ANCHE I NOSTRI VALORI e le preoccupazioni che informano soprattutto quella proattività etica che chiamiamo moralità allargata, non possono fare a meno di una base affettiva, cioè non possono sostenersi esclusivamente sulla ragione. Per questo oggi più che mai è necessaria una nuova educazione sentimentale, capace di contrastare quelle tendenze solipsistiche che promettono la felicità nell’autosufficienza e nell’emancipazione dalle relazioni quando, al contrario, sono fonte di sofferenza e perdita di senso. In questo senso, la proiezione epimeletica va oltre la dimensione parentale per diventare, come già rimarcato da Martin Heidegger, un fondamento ontologico.

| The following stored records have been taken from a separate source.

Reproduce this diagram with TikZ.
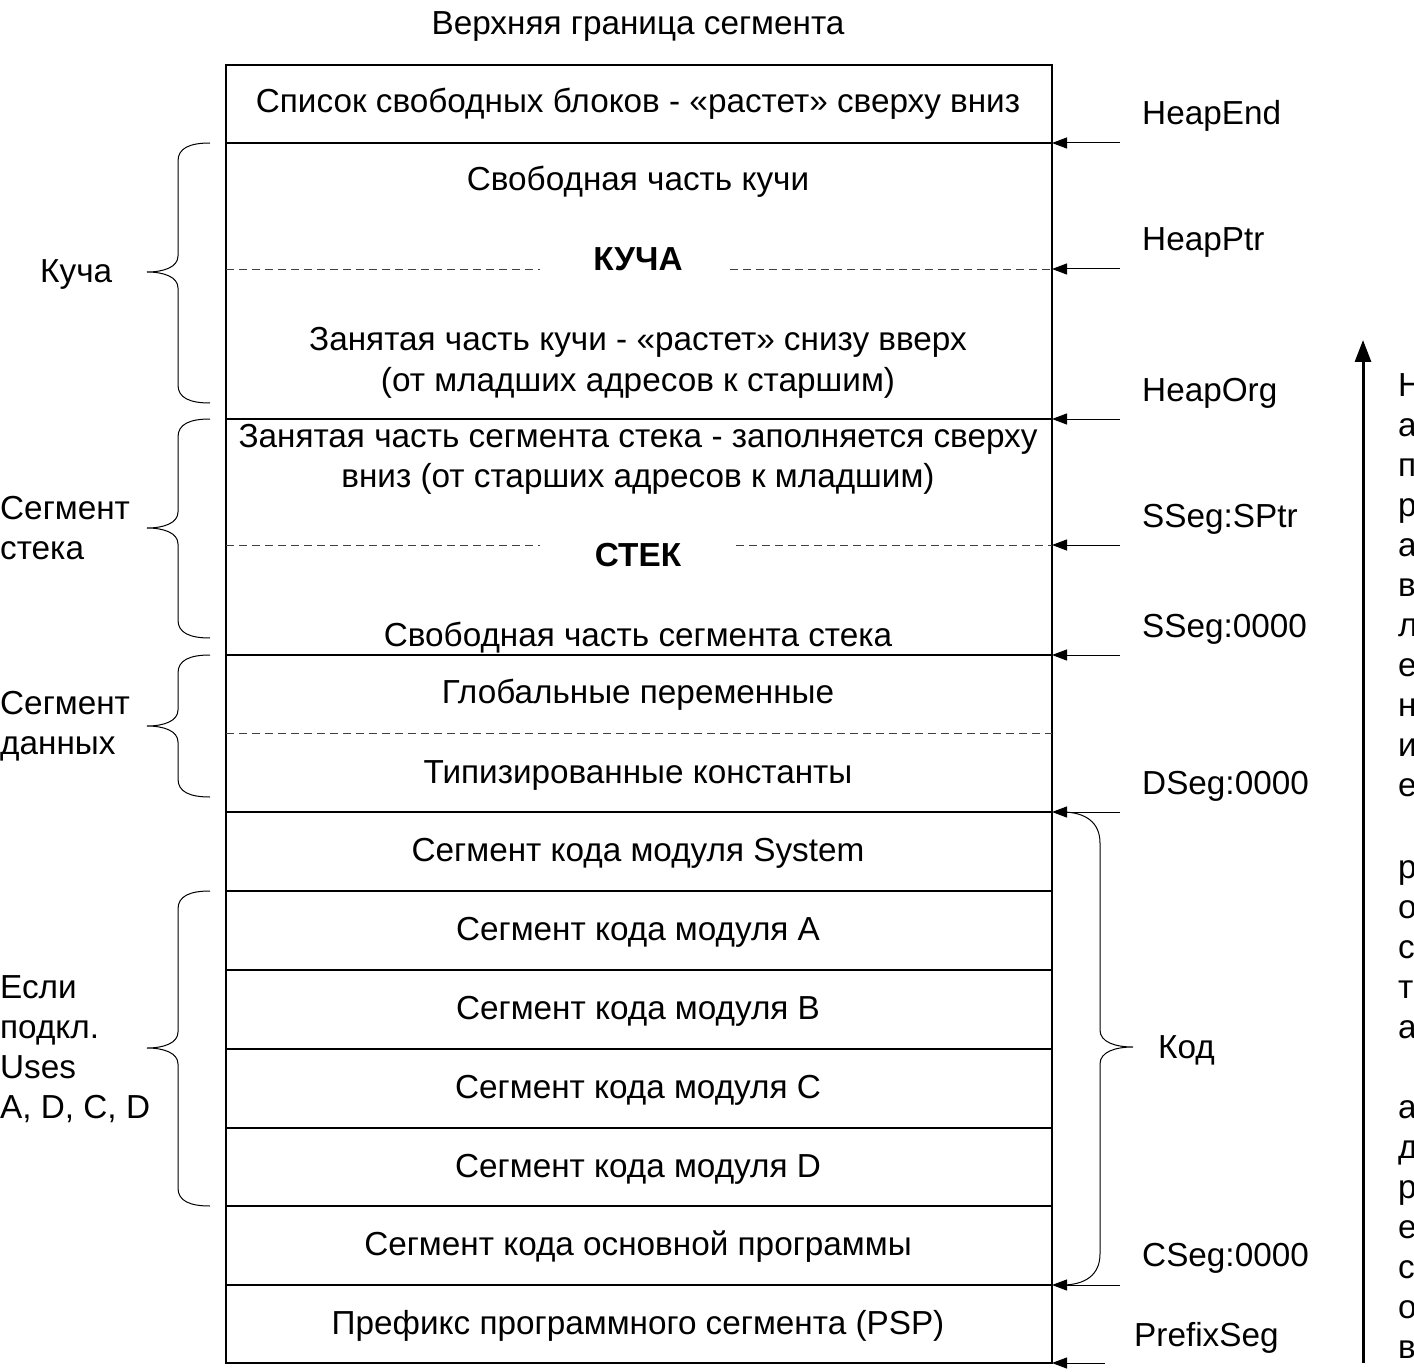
\documentclass[tikz,border=0pt]{standalone}
\usepackage{fontspec}
\setmainfont{Liberation Sans}
\usetikzlibrary{arrows.meta}
\newcommand\mybracL[4]{% tip x, top y, mid y, bottom y
  \draw[brc] (#1,#2) .. controls (#1-20,#2) and (#1-32,#2+5) .. (#1-32,#2+18) -- (#1-32,#3-16)
    .. controls (#1-32,#3-5) and (#1-46,#3) .. (#1-63,#3)
    .. controls (#1-46,#3) and (#1-32,#3+5) .. (#1-32,#3+16) -- (#1-32,#4-18)
    .. controls (#1-32,#4-5) and (#1-20,#4) .. (#1,#4);}
\begin{document}
\begin{tikzpicture}[x=1pt,y=-1pt,
  lbl/.style={font=\fontsize{33.3}{40}\selectfont, inner sep=0pt, anchor=base, align=center},
  lbll/.style={lbl, anchor=base west, align=left},
  boldlbl/.style={lbl, font=\fontsize{33.3}{40}\selectfont\bfseries},
  boxln/.style={line width=1.3pt},
  dashln/.style={line width=0.9pt, draw=black!75, dash pattern=on 8pt off 5pt},
  ptr/.style={-{Triangle[length=15pt,width=11pt]}, line width=1pt},
  brc/.style={line width=1pt},
  bigarrow/.style={-{Triangle[length=22pt,width=16pt]}, line width=3pt}]
\useasboundingbox (0,0) rectangle (1414,1372);
\clip (0,0) rectangle (1414,1372);

% main box and rows
\draw[boxln] (226,65) rectangle (1052,1363);
\foreach \yy in {143,419,655,812,891,970,1049,1128,1206,1285}
  \draw[boxln] (226,\yy) -- (1052,\yy);
\draw[dashln] (226,269) -- (540,269);
\draw[dashln] (730,269) -- (1052,269);
\draw[dashln] (226,545) -- (540,545);
\draw[dashln] (736,545) -- (1052,545);
\draw[dashln] (226,733) -- (1052,733);

% texts in box (base anchor = baseline of last line)
\node[lbl] (top) at (638,35) {Верхняя граница сегмента};
\node[lbl] (t1) at (638,113) {Список свободных блоков - «растет» сверху вниз};
\node[lbl] (t2) at (638,191) {Свободная часть кучи};
\node[boldlbl] (t3) at (638,271) {КУЧА};
\node[lbl] (t4) at (638,391) {Занятая часть кучи - «растет» снизу вверх\\(от младших адресов к старшим)};
\node[lbl] (t5) at (638,487) {Занятая часть сегмента стека - заполняется сверху\\вниз (от старших адресов к младшим)};
\node[boldlbl] (t6) at (638,566) {СТЕК};
\node[lbl] (t7) at (638,646) {Свободная часть сегмента стека};
\node[lbl] (t8) at (638,703) {Глобальные переменные};
\node[lbl] (t9) at (638,783) {Типизированные константы};
\node[lbl] (t10) at (638,861) {Сегмент кода модуля System};
\node[lbl] (t11) at (638,940) {Сегмент кода модуля A};
\node[lbl] (t12) at (638,1019) {Сегмент кода модуля B};
\node[lbl] (t13) at (638,1098) {Сегмент кода модуля C};
\node[lbl] (t14) at (638,1177) {Сегмент кода модуля D};
\node[lbl] (t15) at (638,1255) {Сегмент кода основной программы};
\node[lbl] (t16) at (638,1334) {Префикс программного сегмента (PSP)};

% pointer arrows
\foreach \nm/\yy/\xs in {a/143/1120,b/269/1120,c/419/1120,d/545/1120,e/655/1120,f/812/1120,g/1285/1120,h/1363/1105}{
  \coordinate (s\nm) at (\xs,\yy);
  \coordinate (e\nm) at (1052,\yy);
  \draw[ptr] (s\nm) -- (e\nm);
}
\node[lbll] (l1) at (1142,125) {HeapEnd};
\node[lbll] (l2) at (1142,251) {HeapPtr};
\node[lbll] (l3) at (1142,401) {HeapOrg};
\node[lbll] (l4) at (1142,527) {SSeg:SPtr};
\node[lbll] (l5) at (1142,637) {SSeg:0000};
\node[lbll] (l6) at (1142,794) {DSeg:0000};
\node[lbll] (l7) at (1142,1266) {CSeg:0000};
\node[lbll] (l8) at (1134,1346) {PrefixSeg};

% left braces
\mybracL{210}{143}{272}{403}
\mybracL{210}{419}{528}{638}
\mybracL{210}{655}{726}{797}
\mybracL{210}{891}{1048}{1206}
\node[lbll] (b1) at (40,283) {Куча};
\node[lbll] (b2) at (0,559) {Сегмент\\стека};
\node[lbll] (b3) at (0,754) {Сегмент\\данных};
\node[lbll] (b4) at (0,1118) {Если\\подкл.\\Uses\\A, D, C, D};

% right brace (Код)
\draw[brc] (1062,812) .. controls (1085,812) and (1100,822) .. (1100,843) -- (1100,1030)
  .. controls (1100,1042) and (1115,1047) .. (1133,1047)
  .. controls (1115,1047) and (1100,1052) .. (1100,1064) -- (1100,1254)
  .. controls (1100,1275) and (1085,1285) .. (1062,1285);
\node[lbll] (kod) at (1158,1058) {Код};

% direction arrow
\coordinate (ab) at (1363,1363);
\coordinate (at) at (1363,340);
\draw[bigarrow] (ab) -- (at);
\node[lbll] (v1) at (1398,796) {Н\\а\\п\\р\\а\\в\\л\\е\\н\\и\\е};
\node[lbll] (v2) at (1398,1038) {р\\о\\с\\т\\а};
\node[lbll] (v3) at (1398,1358) {а\\д\\р\\е\\с\\о\\в};
\end{tikzpicture}
\end{document}
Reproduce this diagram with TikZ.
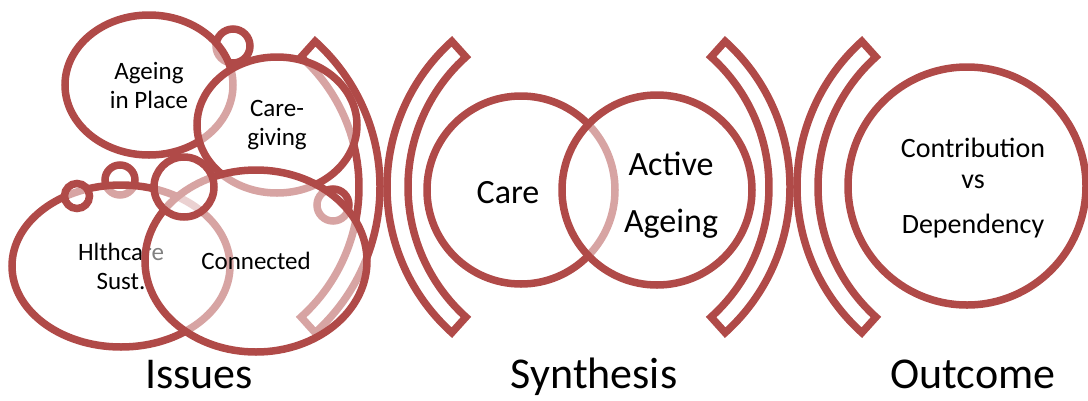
\documentclass[tikz,border=0pt]{standalone}
\usepackage{fontspec}
\setmainfont{Carlito}
\usepackage{tikz}
\usetikzlibrary{shapes.geometric,calc}
\definecolor{ringred}{RGB}{176,74,72}

\begin{document}
\begin{tikzpicture}[x=1pt,y=-1pt,
    ring/.style={draw=ringred,line width=7.5pt,fill=white,fill opacity=0.5,text opacity=1,inner sep=0pt,align=center},
    blob/.style={ring,ellipse,font=\fontsize{25}{29}\selectfont},
    bubble/.style={ring,circle},
    band/.style={draw=ringred,line width=7.5pt,fill=white,line join=miter},
    midtext/.style={align=center,inner sep=0pt,font=\fontsize{34}{57}\selectfont},
    caption/.style={anchor=base,inner sep=0pt,font=\fontsize{44}{52}\selectfont}]
    \useasboundingbox (0,0) rectangle (1088,400);
    % Issues
    \coordinate (b1) at (184,187);
    \draw[band] ([shift={(-48:196)}]b1) arc[start angle=-48,end angle=48,radius=196]
        -- ([shift={(48:175)}]b1) arc[start angle=48,end angle=-48,radius=175] -- cycle;
    \node[bubble,minimum size=34] (dotA) at (233,46) {};
    \node[blob,minimum width=168,minimum height=140] (ageing) at (149,85) {Ageing\\in Place};
    \node[blob,minimum width=160,minimum height=136] (caregiving) at (277,125) {Care-\\giving};
    \node[bubble,minimum size=30] (dotB) at (120,180) {};
    \node[bubble,minimum size=32] (dotC) at (333,205) {};
    \node[blob,minimum width=218,minimum height=162] (hlthcare) at (121,266) {Hlthcare\\Sust.};
    \node[blob,minimum width=222,minimum height=182] (connected) at (256,261) {Connected};
    \node[bubble,minimum size=60] (dotD) at (184,187) {};
    \node[bubble,minimum size=25] (dotE) at (77,196) {};
    % Synthesis
    \coordinate (b2) at (583,187);
    \draw[band] ([shift={(132:196)}]b2) arc[start angle=132,end angle=228,radius=196]
        -- ([shift={(228:175)}]b2) arc[start angle=228,end angle=132,radius=175] -- cycle;
    \node[bubble,minimum size=188] (care) at (521,190) {};
    \node[bubble,minimum size=190] (active) at (657,190) {};
    \node[midtext] (caretxt) at (508,193) {Care};
    \node[midtext] (activetxt) at (671,195) {Active\\Ageing};
    \coordinate (b3) at (594,187);
    \draw[band] ([shift={(-48:196)}]b3) arc[start angle=-48,end angle=48,radius=196]
        -- ([shift={(48:175)}]b3) arc[start angle=48,end angle=-48,radius=175] -- cycle;
    % Outcome
    \coordinate (b4) at (993,187);
    \draw[band] ([shift={(132:196)}]b4) arc[start angle=132,end angle=228,radius=196]
        -- ([shift={(228:175)}]b4) arc[start angle=228,end angle=132,radius=175] -- cycle;
    \node[bubble,minimum size=238] (contrib) at (967,186) {};
    \node[align=center,inner sep=0pt,font=\fontsize{28}{31}\selectfont] (contribtxt) at (973,188) {Contribution\\vs\\[14pt]Dependency};
    % captions
    \node[caption] (issues) at (199,388) {Issues};
    \node[caption] (synthesis) at (594,388) {Synthesis};
    \node[caption] (outcome) at (973,388) {Outcome};
\end{tikzpicture}
\end{document}
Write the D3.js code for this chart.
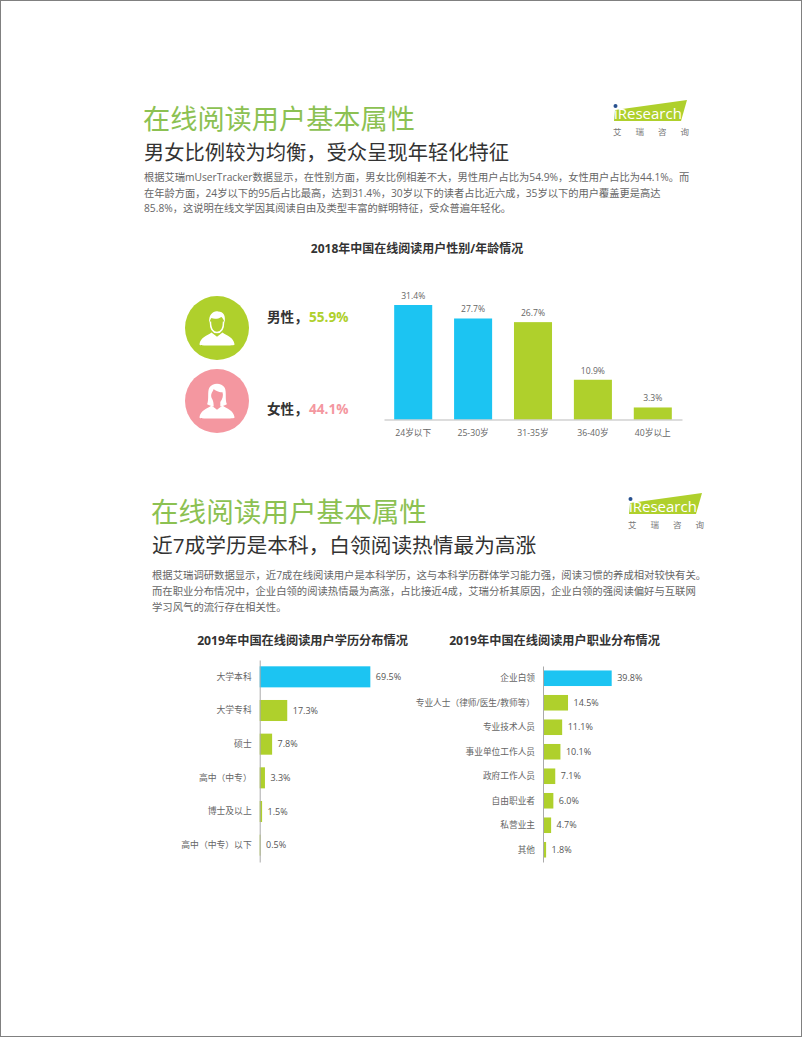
<!DOCTYPE html>
<html>
<head>
<meta charset="utf-8">
<script src="https://cdn.jsdelivr.net/npm/d3@7"></script>
<style>
  html, body { margin: 0; padding: 0; background: #fff; }
  svg { display: block; }
  text { font-family: "Open Sans", "Noto Sans CJK SC", sans-serif; }
</style>
</head>
<body>
<div id="chart"></div>
<script>
const ageCategories = ['24岁以下', '25-30岁', '31-35岁', '36-40岁', '40岁以上'];
const ageValues = [31.4, 27.7, 26.7, 10.9, 3.3];
const ageHighlight = ['24岁以下', '25-30岁'];

const eduCategories = ['大学本科', '大学专科', '硕士', '高中（中专）', '博士及以上', '高中（中专）以下'];
const eduValues = [69.5, 17.3, 7.8, 3.3, 1.5, 0.5];

const jobCategories = ['企业白领', '专业人士（律师/医生/教师等）', '专业技术人员', '事业单位工作人员', '政府工作人员', '自由职业者', '私营业主', '其他'];
const jobValues = [39.8, 14.5, 11.1, 10.1, 7.1, 6.0, 4.7, 1.8];

const blue = '#1cc4f2';
const green = '#afd02c';
const pink = '#f497a0';
const titleGreen = '#8cc152';
const labelFont = '"Open Sans", "Noto Sans CJK SC", sans-serif';

const svg = d3.select('#chart').append('svg').attr('width', 802).attr('height', 1037);
svg.append('rect').attr('x', 0.5).attr('y', 0.5).attr('width', 801).attr('height', 1036)
  .attr('fill', '#fff').attr('stroke', '#808080');

function addText(x, y, str, size, color, weight, anchor) {
  return svg.append('text').attr('x', x).attr('y', y).text(str)
    .attr('font-size', size).attr('fill', color)
    .attr('font-weight', weight || 400)
    .attr('text-anchor', anchor || 'start');
}

function logo(logoX, logoY) {
  const g = svg.append('g').attr('transform', `translate(${logoX},${logoY})`);
  g.append('path').attr('d', 'M3,11L75,1L69,22L2,22Z').attr('fill', green);
  g.append('text').attr('x', 2).attr('y', 20).text('iResearch')
    .attr('font-size', 15).attr('fill', '#fff');
  g.append('circle').attr('cx', 3.5).attr('cy', 7).attr('r', 2).attr('fill', '#27508f');
  ['艾', '瑞', '咨', '询'].forEach((c, i) => {
    g.append('text').attr('x', 1 + i * 22.5).attr('y', 36).text(c)
      .attr('font-size', 8.5).attr('fill', '#777');
  });
}

function header(x, yTitle, ySub, titleSize, subSize, subtitle, lines, lineY, lineGap, bodySize) {
  addText(x, yTitle, '在线阅读用户基本属性', titleSize, titleGreen);
  addText(x + 1, ySub, subtitle, subSize, '#333');
  lines.forEach((l, i) => addText(x + 1, lineY + i * lineGap, l, bodySize, '#666'));
}

header(143, 129, 160, 27.2, 20.3, '男女比例较为均衡，受众呈现年轻化特征', [
  '根据艾瑞mUserTracker数据显示，在性别方面，男女比例相差不大，男性用户占比为54.9%，女性用户占比为44.1%。而',
  '在年龄方面，24岁以下的95后占比最高，达到31.4%，30岁以下的读者占比近六成，35岁以下的用户覆盖更是高达',
  '85.8%，这说明在线文学因其阅读自由及类型丰富的鲜明特征，受众普遍年轻化。'
], 181, 15.5, 10.25);
logo(612, 99);

header(151, 522, 553, 27.6, 20.7, '近7成学历是本科，白领阅读热情最为高涨', [
  '根据艾瑞调研数据显示，近7成在线阅读用户是本科学历，这与本科学历群体学习能力强，阅读习惯的养成相对较快有关。',
  '而在职业分布情况中，企业白领的阅读热情最为高涨，占比接近4成，艾瑞分析其原因，企业白领的强阅读偏好与互联网',
  '学习风气的流行存在相关性。'
], 579, 16, 10.35);
logo(627, 492);

addText(417, 253, '2018年中国在线阅读用户性别/年龄情况', 12, '#333', 700, 'middle');
addText(302.5, 645, '2019年中国在线阅读用户学历分布情况', 12.2, '#333', 700, 'middle');
addText(554.5, 645, '2019年中国在线阅读用户职业分布情况', 12.2, '#333', 700, 'middle');

// 性别图标
function person(cx, cy, fill, female) {
  const c = svg.append('g').attr('transform', `translate(${cx},${cy})`);
  c.append('circle').attr('r', 32).attr('fill', fill);
  const g = c.append('g').attr('transform', 'scale(1.1)');
  g.append('path').attr('fill', '#fff')
    .attr('d', 'M-16,15C-15,8 -9,7 -5,4L0,8L5,4C9,7 15,8 16,15C16,16 10,16 0,16C-10,16 -16,16 -16,15Z');
  if (female) {
    g.append('path').attr('fill', '#fff').attr('d', 'M-9,3C-7,-2 -9,-8 -7,-12C-4,-17 4,-17 7,-12C9,-8 7,-2 9,3C5,5 3,5 3,5L3,1C5,-2 6,-5 5,-8C1,-8 -2,-10 -3,-11C-4,-8 -6,-7 -5,-3C-4,-1 -3,0 -3,5C-3,5 -5,5 -9,3Z');
  } else {
    g.append('path').attr('fill', 'none').attr('stroke', '#fff').attr('stroke-width', 1.4)
      .attr('d', 'M-6,-6C-6,2 -3,4 0,4C3,4 6,2 6,-6');
    g.append('path').attr('fill', '#fff').attr('d', 'M-7,-5C-8,-12 -3,-16 1,-15C6,-15 8,-11 7,-5C6,-8 5,-9 4,-10C1,-8 -3,-8 -5,-9C-6,-8 -6,-7 -7,-5Z');
  }
}
person(217, 328, green, false);
person(217, 401, pink, true);

addText(267, 322, '男性，', 13.6, '#333', 700);
addText(309, 322, '55.9%', 13.6, green, 700);
addText(267, 414, '女性，', 13.6, '#333', 700);
addText(309, 414, '44.1%', 13.6, pink, 700);

// 年龄柱状图
const xAge = d3.scaleBand().domain(ageCategories).range([384, 682]).paddingInner(0.365).paddingOuter(0.17);
const yAge = d3.scaleLinear().domain([0, 31.4]).range([419.5, 305]);
svg.selectAll('.age-bar').data(ageCategories).enter().append('rect')
  .attr('class', 'age-bar')
  .attr('x', d => xAge(d))
  .attr('width', xAge.bandwidth())
  .attr('y', (d, i) => yAge(ageValues[i]))
  .attr('height', (d, i) => yAge(0) - yAge(ageValues[i]))
  .attr('fill', d => ageHighlight.includes(d) ? blue : green);
svg.selectAll('.age-val').data(ageCategories).enter().append('text')
  .attr('class', 'age-val')
  .attr('x', d => xAge(d) + xAge.bandwidth() / 2)
  .attr('y', (d, i) => yAge(ageValues[i]) - 6)
  .attr('text-anchor', 'middle').attr('font-size', 8.6).attr('fill', '#666')
  .text((d, i) => ageValues[i].toFixed(1) + '%');
const axAge = svg.append('g').attr('transform', 'translate(0,419.5)')
  .call(d3.axisBottom(xAge).tickSize(0).tickPadding(10));
axAge.select('.domain').attr('stroke', '#bbb');
axAge.selectAll('text').attr('font-size', 8.7).attr('fill', '#666').attr('font-family', labelFont);

// 横向条形图
function hbars(cats, vals, x0, pxPerPct, yTop, yBottom, pad, fs) {
  const y = d3.scaleBand().domain(cats).range([yTop, yBottom]).paddingInner(pad).paddingOuter(pad / 2);
  const x = d3.scaleLinear().domain([0, 100]).range([x0, x0 + pxPerPct * 100]);
  svg.append('g').selectAll('rect').data(cats).enter().append('rect')
    .attr('x', x(0))
    .attr('y', d => y(d))
    .attr('height', y.bandwidth())
    .attr('width', (d, i) => x(vals[i]) - x(0))
    .attr('fill', (d, i) => i === 0 ? blue : green);
  svg.append('g').selectAll('text').data(cats).enter().append('text')
    .attr('x', (d, i) => x(vals[i]) + 5.5)
    .attr('y', d => y(d) + y.bandwidth() / 2)
    .attr('dy', '0.35em')
    .attr('font-size', 9).attr('fill', '#555')
    .text((d, i) => vals[i].toFixed(1) + '%');
  const ax = svg.append('g').attr('transform', `translate(${x0},0)`)
    .call(d3.axisLeft(y).tickSize(0).tickPadding(8));
  ax.select('.domain').attr('stroke', '#aaa');
  ax.selectAll('text').attr('font-size', fs).attr('fill', '#666').attr('font-family', labelFont);
}
hbars(eduCategories, eduValues, 259.7, 1.592, 660, 862, 0.375, 8.8);
hbars(jobCategories, jobValues, 543, 1.726, 666, 862, 0.365, 8.7);
</script>
</body>
</html>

La cura è pervasiva nelle nostre relazioni, a qualunque titolo appartengano, e si sviluppa in moltissime aree dell’attività umana, come la diligenza nel lavoro e nelle occupazioni quotidiane, la medicina e l’assistenza, l’agricoltura e la domesticazione animale.

LA CURA è un prendere contatto, potremmo dire un accarezzare metaforicamente tutto ciò che ci circonda, proiettando il sé in una dimensione transindividuale. La cura ha sulla pelle e soprattutto sul palmo delle mani il suo centro gravitazionale, per questo trasforma il significato stesso del nostro involucro epidermico – da vestito che contiene a medium che mette in relazione – trasformandolo in una soglia di accoglienza.
In un periodo dominato da fantasie disincarnate, di immersioni nel virtuale, di sogni postorganici, ritrovare il senso di un’intelligenza affettiva declinata sulla pelle è forse il modo per rinnovare un contatto col mondo.

 

SCHEDA

Torino Spiritualità si affida alla «pelle»

«Una carezza sul mondo: gli umani, gli animali, la cura» è il titolo della conferenza che Roberto Marchesini terrà sabato 1 ottobre (ore 18.30, presso il Museo del Risorgimento, Aula della Camera), all’interno del festival «Torino Spiritualità». Il centro di gravità della XVIII edizione (dal 29 settembre al 2 ottobre) in luoghi di incontro e culto, spazi museali, della cultura e dello spettacolo del capoluogo piemontese, è la «pelle», frontiera estrema tra noi e il mondo, superficie dove la vita scorre, entra in conflitto e produce incontri. Fra gli ospiti, Orhan Pamuk, Frank Westerman, Jan Brokken, Oliviero Toscani, Cecilia Strada, Gherardo Colombo, Marco Aime, Lilian Thuram, Svamini Hamsananda Giri.